### Task instructions:
Reproduce the listing below exactly, minus its pictures.
--*--
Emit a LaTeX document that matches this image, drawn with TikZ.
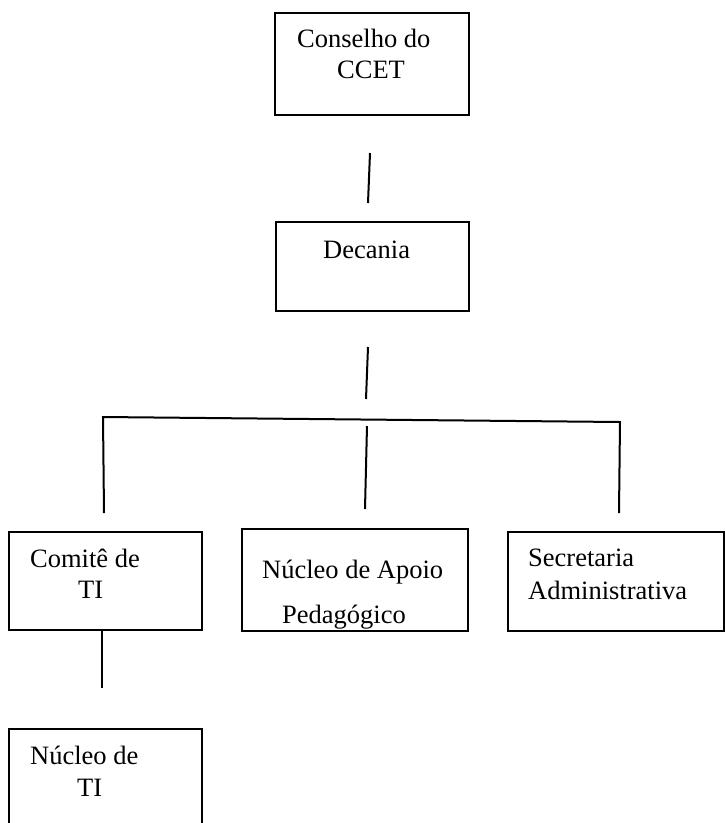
\documentclass[tikz,border=0pt]{standalone}
\usepackage{fontspec}
\setmainfont{Liberation Serif}
\usetikzlibrary{positioning,calc}

\begin{document}
\begin{tikzpicture}[
  x=1pt,y=-1pt,
  font=\fontsize{26.5}{31}\selectfont,
  box/.style={draw,line width=1.4pt,inner sep=0pt},
  lbl/.style={anchor=base west,inner sep=0pt},
  ln/.style={line width=2pt}]
  \useasboundingbox (0,0) rectangle (725,823);
  % boxes
  \node[box,minimum width=194pt,minimum height=102pt] (conselho) at (372,64) {};
  \node[box,minimum width=193pt,minimum height=89pt] (decania) at (372.5,266.5) {};
  \node[box,minimum width=193pt,minimum height=98pt] (comite) at (105.5,581) {};
  \node[box,minimum width=226pt,minimum height=102pt] (nap) at (355,580) {};
  \node[box,minimum width=216pt,minimum height=99pt] (secr) at (616,581.5) {};
  \node[box,minimum width=193pt,minimum height=111pt] (nucti) at (105.5,784.5) {};
  % texts
  \node[lbl] (t-cons1) at (297,47) {Conselho do};
  \node[lbl] (t-cons2) at (337,78) {CCET};
  \node[lbl] (t-dec) at (323,258) {Decania};
  \node[lbl] (t-com1) at (30,567) {Comitê de};
  \node[lbl] (t-com2) at (78,598) {TI};
  \node[lbl] (t-nap1) at (262,578) {Núcleo de Apoio};
  \node[lbl] (t-nap2) at (282,623) {Pedagógico};
  \node[lbl] (t-sec1) at (528,566) {Secretaria};
  \node[lbl] (t-sec2) at (528,599) {Administrativa};
  \node[lbl] (t-nti1) at (30,764) {Núcleo de};
  \node[lbl] (t-nti2) at (77,796) {TI};
  % connector ends
  \coordinate (a1) at (370,153); \coordinate (a2) at (368,203);
  \coordinate (b1) at (368,347); \coordinate (b2) at (366,399);
  \coordinate (hl) at (103,417); \coordinate (hr) at (620,422);
  \coordinate (vl) at (104,513); \coordinate (vm1) at (367,426);
  \coordinate (vm2) at (365,509); \coordinate (vr) at (619,513);
  \coordinate (d2) at (102,688);
  % connectors
  \draw[ln] (a1) -- (a2);
  \draw[ln] (b1) -- (b2);
  \draw[ln] (vl) -- (hl) -- (hr) -- (vr);
  \draw[ln] (vm1) -- (vm2);
  \draw[ln] (comite.south -| d2) -- (d2);
\end{tikzpicture}
\end{document}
--*--
### Result of this exercise:
Emit a LaTeX document that matches this image, drawn with TikZ.
\documentclass[tikz,border=0pt]{standalone}
\usepackage{fontspec}
\setmainfont{Liberation Serif}
\usetikzlibrary{positioning,calc}

\begin{document}
\begin{tikzpicture}[
  x=1pt,y=-1pt,
  font=\fontsize{26.5}{31}\selectfont,
  box/.style={draw,line width=1.4pt,inner sep=0pt},
  lbl/.style={anchor=base west,inner sep=0pt},
  ln/.style={line width=2pt}]
  \useasboundingbox (0,0) rectangle (725,823);
  % boxes
  \node[box,minimum width=194pt,minimum height=102pt] (conselho) at (372,64) {};
  \node[box,minimum width=193pt,minimum height=89pt] (decania) at (372.5,266.5) {};
  \node[box,minimum width=193pt,minimum height=98pt] (comite) at (105.5,581) {};
  \node[box,minimum width=226pt,minimum height=102pt] (nap) at (355,580) {};
  \node[box,minimum width=216pt,minimum height=99pt] (secr) at (616,581.5) {};
  \node[box,minimum width=193pt,minimum height=111pt] (nucti) at (105.5,784.5) {};
  % texts
  \node[lbl] (t-cons1) at (297,47) {Conselho do};
  \node[lbl] (t-cons2) at (337,78) {CCET};
  \node[lbl] (t-dec) at (323,258) {Decania};
  \node[lbl] (t-com1) at (30,567) {Comitê de};
  \node[lbl] (t-com2) at (78,598) {TI};
  \node[lbl] (t-nap1) at (262,578) {Núcleo de Apoio};
  \node[lbl] (t-nap2) at (282,623) {Pedagógico};
  \node[lbl] (t-sec1) at (528,566) {Secretaria};
  \node[lbl] (t-sec2) at (528,599) {Administrativa};
  \node[lbl] (t-nti1) at (30,764) {Núcleo de};
  \node[lbl] (t-nti2) at (77,796) {TI};
  % connector ends
  \coordinate (a1) at (370,153); \coordinate (a2) at (368,203);
  \coordinate (b1) at (368,347); \coordinate (b2) at (366,399);
  \coordinate (hl) at (103,417); \coordinate (hr) at (620,422);
  \coordinate (vl) at (104,513); \coordinate (vm1) at (367,426);
  \coordinate (vm2) at (365,509); \coordinate (vr) at (619,513);
  \coordinate (d2) at (102,688);
  % connectors
  \draw[ln] (a1) -- (a2);
  \draw[ln] (b1) -- (b2);
  \draw[ln] (vl) -- (hl) -- (hr) -- (vr);
  \draw[ln] (vm1) -- (vm2);
  \draw[ln] (comite.south -| d2) -- (d2);
\end{tikzpicture}
\end{document}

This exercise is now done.